Tasting Interview

Joined Feb 19, 2021
Hello fellow Chefs - I have been out of operations for several years doing middle-class new openings. I have the opportunity for a high profile Exec position that would include both a Summer and Winter location. They want me to do a tasting for the GM and Regional F & B which leads me to my question:

Can anyone recommend a few dishes that would be relatively easy to execute in an unknown kitchen that would include some "new" trends?

Thank you in advance and stay safe.

Joined Aug 15, 2003
This is a very broad question and hard to answer.

What are your limitations on equipment? How long are they giving you? Do you shop yourself or do they provide the product? Can you order product or are you expected to just use what they have on hand? Where is this restaurant located? What is the style of the restaurant/what type of food do they do? How many courses are you doing? Apps? Entrees? Desserts?
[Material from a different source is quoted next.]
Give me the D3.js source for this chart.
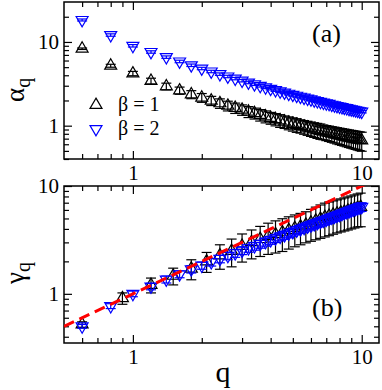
<!DOCTYPE html>
<html>
<head>
<meta charset="utf-8">
<title>alpha_q and gamma_q</title>
<script src="https://cdn.jsdelivr.net/npm/d3@7"></script>
<style>
body { margin: 0; background: #fff; }
svg { display: block; }
text { font-family: "Liberation Serif", "Times New Roman", serif; fill: #000; }
.tick text { font-size: 21px; }
.tick line { stroke: #000; stroke-width: 1.2px; }
</style>
</head>
<body>
<svg id="chart" width="382" height="390" font-family="Liberation Serif, serif"></svg>
<script>

// q grid, step 0.2
var qA = [0.6,0.8,1.0,1.2,1.4,1.6,1.8,2.0,2.2,2.4,2.6,2.8,3.0,3.2,3.4,3.6,3.8,4.0,4.2,4.4,4.6,4.8,5.0,5.2,
          5.4,5.6,5.8,6.0,6.2,6.4,6.6,6.8,7.0,7.2,7.4,7.6,7.8,8.0,8.2,8.4,8.6,8.8,9.0,9.2,9.4,9.6,9.8,10.0];

// (a) alpha_q, beta = 1
var alpha1 = [8.3,5.2,4.2,3.42,2.95,2.63,2.36,2.16,1.99,1.85,1.73,1.63,1.55,1.47,1.41,1.345,1.29,1.24,1.195,1.154,
              1.117,1.083,1.051,1.022,0.995,0.970,0.947,0.925,0.904,0.885,0.867,0.849,0.833,0.818,0.803,0.790,
              0.776,0.764,0.752,0.741,0.730,0.719,0.709,0.700,0.691,0.682,0.674,0.665];
var alpha1Err = [0.17,0.21,0.25,0.27,0.27,0.26,0.26,0.26,0.25,0.24,0.23,0.23,0.22,0.22,0.21,0.21,0.21,0.20,0.20,0.20,
                 0.19,0.19,0.19,0.19,0.18,0.18,0.18,0.18,0.18,0.18,0.18,0.17,0.17,0.17,0.17,0.17,0.17,0.17,
                 0.17,0.17,0.17,0.17,0.17,0.17,0.17,0.17,0.17,0.17];

// (a) alpha_q, beta = 2
var alpha2 = [18.3,12.1,9.0,7.59,6.59,5.85,5.27,4.82,4.44,4.13,3.87,3.65,3.45,3.28,3.13,2.99,2.87,2.76,2.66,2.57,
              2.49,2.41,2.34,2.28,2.22,2.16,2.11,2.06,2.01,1.97,1.93,1.89,1.85,1.82,1.78,1.75,1.72,1.69,1.67,1.64,
              1.62,1.59,1.57,1.55,1.53,1.51,1.49,1.47];
var alpha2Err = [0.5,0.4,0.3,0.25,0.22,0.2,0.18,0.16,0.15,0.14,0.13,0.12,0.12,0.11,0.11,0.1,0.1,0.09,0.09,0.09,
                 0.08,0.08,0.08,0.08,0.07,0.07,0.07,0.07,0.07,0.07,0.06,0.06,0.06,0.06,0.06,0.06,0.06,0.06,0.06,
                 0.05,0.05,0.05,0.05,0.05,0.05,0.05,0.05,0.05];

// (b) gamma_q, beta = 1 (q step 0.3)
var qB1 = [0.6,0.9,1.2,1.5,1.8,2.1,2.4,2.7,3.0,3.3,3.6,3.9,4.2,4.5,4.8,5.1,5.4,5.7,6.0,6.3,6.6,6.9,7.2,7.5,
           7.8,8.1,8.4,8.7,9.0,9.3,9.6,9.9];
var gamma1 = [0.52,0.91,1.21,1.47,1.71,2.00,2.27,2.50,2.78,3.01,3.22,3.42,3.57,3.72,3.89,4.06,4.21,4.37,4.57,4.77,
              4.97,5.15,5.28,5.42,5.55,5.67,5.79,5.91,6.04,6.17,6.30,6.39];
var gamma1Err = [0.03,0.11,0.19,0.26,0.36,0.42,0.58,0.72,0.81,0.90,1.00,1.10,1.18,1.25,1.29,1.33,1.36,1.40,1.50,1.60,
                 1.70,1.78,1.82,1.85,1.88,1.92,1.96,2.00,2.04,2.09,2.13,2.20];

// (b) gamma_q, beta = 2
var qB2 = qA;
var gamma2 = [0.50,0.77,1.00,1.17,1.36,1.52,1.69,1.83,1.97,2.11,2.25,2.38,2.52,2.65,2.77,2.90,3.03,3.15,3.27,3.39,
              3.51,3.63,3.75,3.87,3.98,4.09,4.21,4.32,4.43,4.54,4.65,4.76,4.87,4.98,5.09,5.19,5.30,5.41,5.51,5.62,
              5.72,5.83,5.93,6.03,6.13,6.23,6.34,6.40];
var gamma2Err = [0.02,0.04,0.06,0.08,0.10,0.11,0.13,0.14,0.16,0.17,0.18,0.20,0.21,0.22,0.23,0.25,0.26,0.27,0.28,0.29,
                 0.31,0.32,0.33,0.34,0.35,0.36,0.38,0.39,0.40,0.41,0.42,0.43,0.44,0.45,0.46,0.47,0.48,0.49,0.50,
                 0.51,0.52,0.53,0.54,0.55,0.56,0.57,0.58,0.59];

// reference line gamma = q
var fitQ = [0.5, 12];
var fitGamma = [0.5, 12];

// ticks
var xMajor = [1, 10];
var xMinor = [0.6, 0.7, 0.8, 0.9, 2, 3, 4, 5, 6, 7, 8, 9];
var yMajor = [1, 10];
var yMinorA = [0.4, 0.5, 0.6, 0.7, 0.8, 0.9, 2, 3, 4, 5, 6, 7, 8, 9, 20];
var yMinorB = [0.4, 0.5, 0.6, 0.7, 0.8, 0.9, 2, 3, 4, 5, 6, 7, 8, 9];

var svg = d3.select("#chart");
var left = 64, right = 379;

var x = d3.scaleLog().domain([0.5, 11.9]).range([left, right]);
var yA = d3.scaleLog().domain([0.4, 30]).range([159, 2]);
var yB = d3.scaleLog().domain([0.35, 10]).range([343, 186]);

var tri = d3.symbol().type(d3.symbolTriangle).size(62);

function frame(y, yMinor) {
  var top = y.range()[1], bottom = y.range()[0];
  var g = svg.append("g");

  g.append("g").attr("transform", "translate(0," + bottom + ")")
    .call(d3.axisBottom(x).tickValues(xMajor).tickSize(-8).tickPadding(6).tickFormat(d3.format("d")));
  g.append("g").attr("transform", "translate(0," + bottom + ")")
    .call(d3.axisBottom(x).tickValues(xMinor).tickSize(-5).tickFormat(""));
  g.append("g").attr("transform", "translate(0," + top + ")")
    .call(d3.axisTop(x).tickValues(xMajor).tickSize(-8).tickFormat(""));
  g.append("g").attr("transform", "translate(0," + top + ")")
    .call(d3.axisTop(x).tickValues(xMinor).tickSize(-5).tickFormat(""));

  g.append("g").attr("transform", "translate(" + left + ",0)")
    .call(d3.axisLeft(y).tickValues(yMajor).tickSize(-8).tickPadding(5).tickFormat(d3.format("d")));
  g.append("g").attr("transform", "translate(" + left + ",0)")
    .call(d3.axisLeft(y).tickValues(yMinor).tickSize(-5).tickFormat(""));
  g.append("g").attr("transform", "translate(" + right + ",0)")
    .call(d3.axisRight(y).tickValues(yMajor).tickSize(-8).tickFormat(""));
  g.append("g").attr("transform", "translate(" + right + ",0)")
    .call(d3.axisRight(y).tickValues(yMinor).tickSize(-5).tickFormat(""));

  // d3 axes set a sans-serif font and size on their groups; drop them
  g.selectAll("g").attr("font-family", null).attr("font-size", null);
  g.selectAll(".domain").remove();

  g.append("rect")
    .attr("x", left).attr("y", top)
    .attr("width", right - left).attr("height", bottom - top)
    .attr("fill", "none").attr("stroke", "#000").attr("stroke-width", 1.5);
}

function series(y, qs, vs, es, color, down) {
  var pts = qs.map(function(q, i) { return {q: q, v: vs[i], e: es[i]}; });
  var g = svg.append("g").attr("stroke", color).attr("fill", "none").attr("stroke-width", 1.2);

  var eb = g.append("g").selectAll("g").data(pts).join("g");
  eb.append("line")
    .attr("x1", function(d) { return x(d.q); }).attr("x2", function(d) { return x(d.q); })
    .attr("y1", function(d) { return y(d.v - d.e); }).attr("y2", function(d) { return y(d.v + d.e); });
  eb.append("line")
    .attr("x1", function(d) { return x(d.q) - 5; }).attr("x2", function(d) { return x(d.q) + 5; })
    .attr("y1", function(d) { return y(d.v + d.e); }).attr("y2", function(d) { return y(d.v + d.e); });
  eb.append("line")
    .attr("x1", function(d) { return x(d.q) - 5; }).attr("x2", function(d) { return x(d.q) + 5; })
    .attr("y1", function(d) { return y(d.v - d.e); }).attr("y2", function(d) { return y(d.v - d.e); });

  g.append("g").selectAll("path").data(pts).join("path")
    .attr("d", tri)
    .attr("transform", function(d) {
      return "translate(" + x(d.q) + "," + y(d.v) + ")" + (down ? " rotate(180)" : "");
    });
}

// panel (a)
frame(yA, yMinorA);
series(yA, qA, alpha1, alpha1Err, "#000", false);
series(yA, qA, alpha2, alpha2Err, "blue", true);

// panel (b)
frame(yB, yMinorB);
series(yB, qB1, gamma1, gamma1Err, "#000", false);
series(yB, qB2, gamma2, gamma2Err, "blue", true);

svg.append("clipPath").attr("id", "clipB")
  .append("rect").attr("x", left).attr("y", yB.range()[1])
  .attr("width", right - left).attr("height", yB.range()[0] - yB.range()[1]);

svg.append("path")
  .datum(fitQ.map(function(q, i) { return [q, fitGamma[i]]; }))
  .attr("clip-path", "url(#clipB)")
  .attr("d", d3.line().x(function(d) { return x(d[0]); }).y(function(d) { return yB(d[1]); }))
  .attr("fill", "none").attr("stroke", "red").attr("stroke-width", 3)
  .attr("stroke-dasharray", "11,6");

// legend
var legend = [{label: "\u03b2 = 1", color: "#000", down: false, y: 105},
              {label: "\u03b2 = 2", color: "blue", down: true, y: 129}];
var lg = svg.append("g").selectAll("g").data(legend).join("g");
lg.append("path").attr("d", tri)
  .attr("transform", function(d) { return "translate(96," + d.y + ")" + (d.down ? " rotate(180)" : ""); })
  .attr("fill", "none").attr("stroke", function(d) { return d.color; }).attr("stroke-width", 1.2);
lg.append("text").attr("x", 118).attr("y", function(d) { return d.y + 6; })
  .attr("font-size", 20).text(function(d) { return d.label; });

// panel tags
svg.append("text").attr("x", 312).attr("y", 42).attr("font-size", 26).text("(a)");
svg.append("text").attr("x", 312).attr("y", 316).attr("font-size", 26).text("(b)");

// axis titles
var ta = svg.append("text").attr("transform", "translate(24,102) rotate(-90)").attr("font-size", 27);
ta.append("tspan").text("\u03b1");
ta.append("tspan").attr("dy", 6).attr("font-size", 20).text("q");

var tb = svg.append("text").attr("transform", "translate(24,284) rotate(-90)").attr("font-size", 27);
tb.append("tspan").text("\u03b3");
tb.append("tspan").attr("dy", 6).attr("font-size", 20).text("q");

svg.append("text").attr("x", 223).attr("y", 382).attr("text-anchor", "middle")
  .attr("font-size", 30).text("q");

</script>
</body>
</html>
How are you expecting to get an executive chef job if you need 100% help coming up with dishes to do for a tasting? How would you write a menu if you got the job? I'm confused...

Some general advice:

Play to your strengths. Don't do dishes or techniques you aren't familiar with. You want tried and true stuff that showcases your ability to cook and season food, while minimizing the chances of a catastrophic fail. Concentrate on making a few good dishes, not many mediocre ones.

Think of what their current menu is and how you would improve it if you got the job, and use that opportunity to showcase your skills. For example, if they do a pasta dish using dried pasta, show them a similar pasta dish but make your own pasta.

Be ready for anything and have a game plan. Some places use these tryouts not only for cooking ability, but to see how clean/efficient/fast someone works. I've heard stories of people intentionally throwing curveballs last minute to see how the chef reacts--additional guests, last minute courses, missing ingredients, equipment not working or purposefully shut off, etc. How you interact with other employees is key--don't be snippy or rude to anyone, because they WILL mention it to the hiring managers.

I would recommend you give the forum more info so we can better help you. If you have a few ideas you're workshopping or whatever that might be a better starting point. Asking us to work a menu with you when we have ZERO context isn't going to work too well.
Joined May 5, 2010
I'll never understand why executives as for a food tasting. THAT is only a very small part of the responsibilities of running a facility. True it is nice to see and taste what a Chef can do, but I'd rather see P&L statements, food costs, organizational skills

As to the OP, perhaps you did not notice that this forum is for professionals.....Oh...you are a professional...then I quote Someday..."How are you expecting to get an executive chef job if you need 100% help coming up with dishes to do for a tasting? How would you write a menu if you got the job?"